The committee highlighted the need for a balance between government control and corporate autonomy. It recommended amendments to improve transparency and protect shareholder interests, such as enhancing the quality and informativeness of directors’ reports, ensuring the independence of auditors, and requiring the filing of profit and loss accounts by private companies. To address the issue of private companies registered in India as subsidiaries of foreign public companies enjoying privileges not available to subsidiaries of Indian public companies, the report recommended measures to ensure parity between subsidiaries of foreign public companies and those of Indian public companies in terms of regulatory treatment. The committee emphasized the importance of proper administration and enforcement of the act and suggested establishing a secretariat organization, regional offices, and an advisory commission to assist the Department of Company Law Administration.

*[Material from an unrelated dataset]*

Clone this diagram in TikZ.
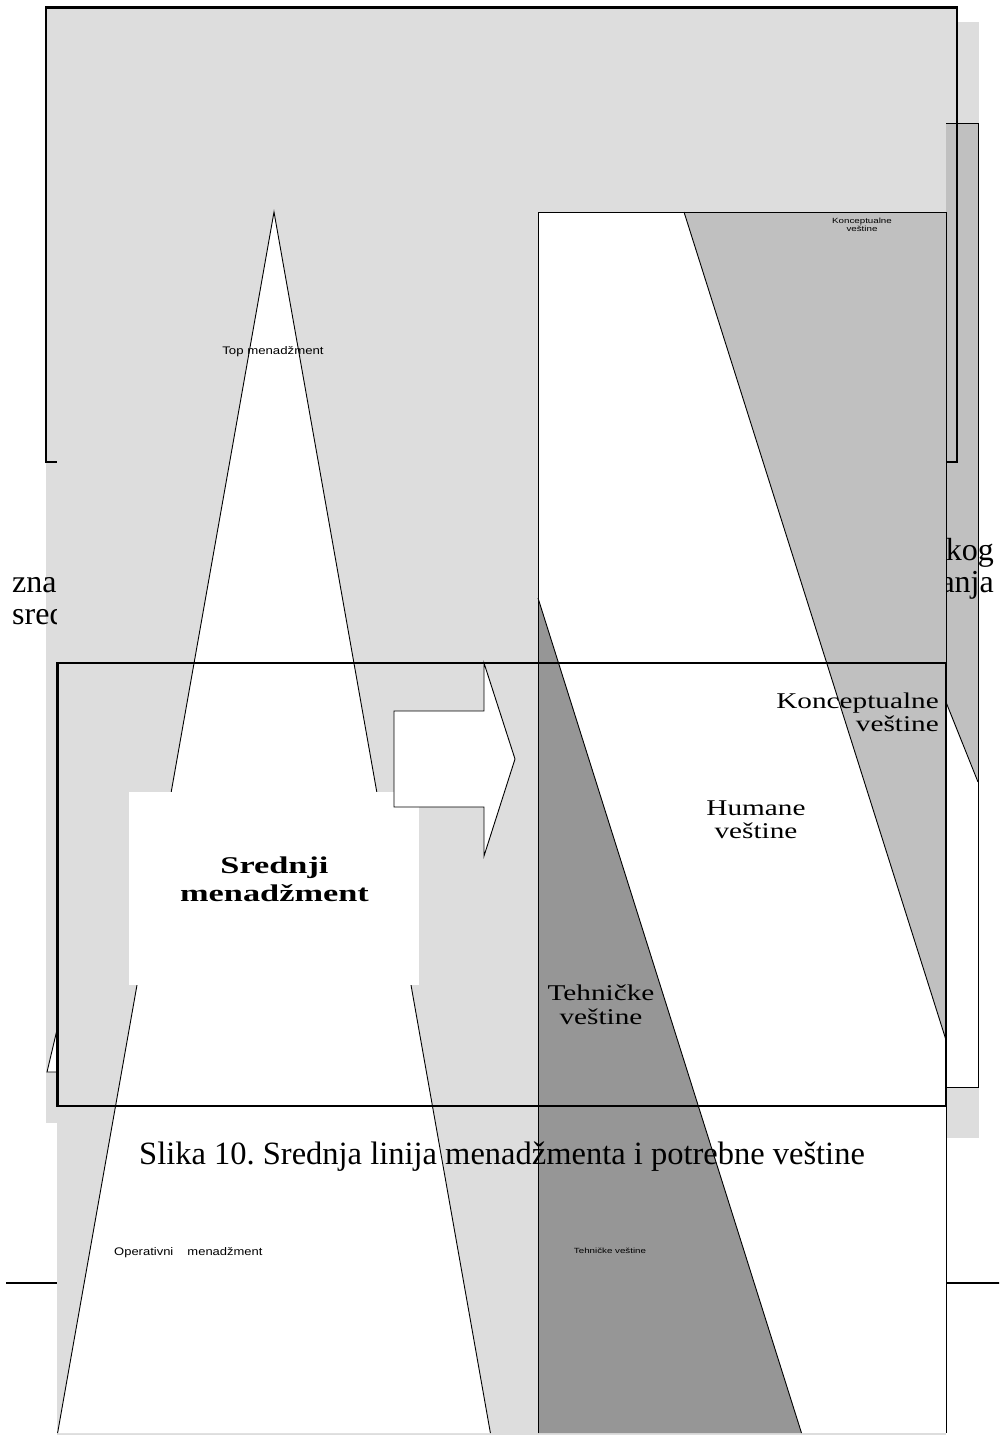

The report made specific recommendations for amendments to various sections of the Companies Act to address practical difficulties and remove drafting defects (ambiguities or inconsistencies in the legal text). These included modifications to financial reporting standards, clarifications on the status of private companies as subsidiaries, and improvements to auditing and reporting standards. The committee’s recommendations led to significant changes in company law, enhancing corporate governance and transparency. While acknowledging the short timeframe of its investigation, the committee expressed hope that its suggestions would achieve the objectives of the inquiry and better protect shareholder interests. The report substantially influenced the evolution of corporate governance in India and set the stage for further developments in company law.

The report focused on improving corporate governance by enhancing transparency in board reporting, strengthening auditor independence, and mandating profit and loss account filings for private companies. It also recommended structural reforms to streamline enforcement and address disparities between domestic and foreign-controlled companies, aiming to better protect shareholders and support India’s industrial growth.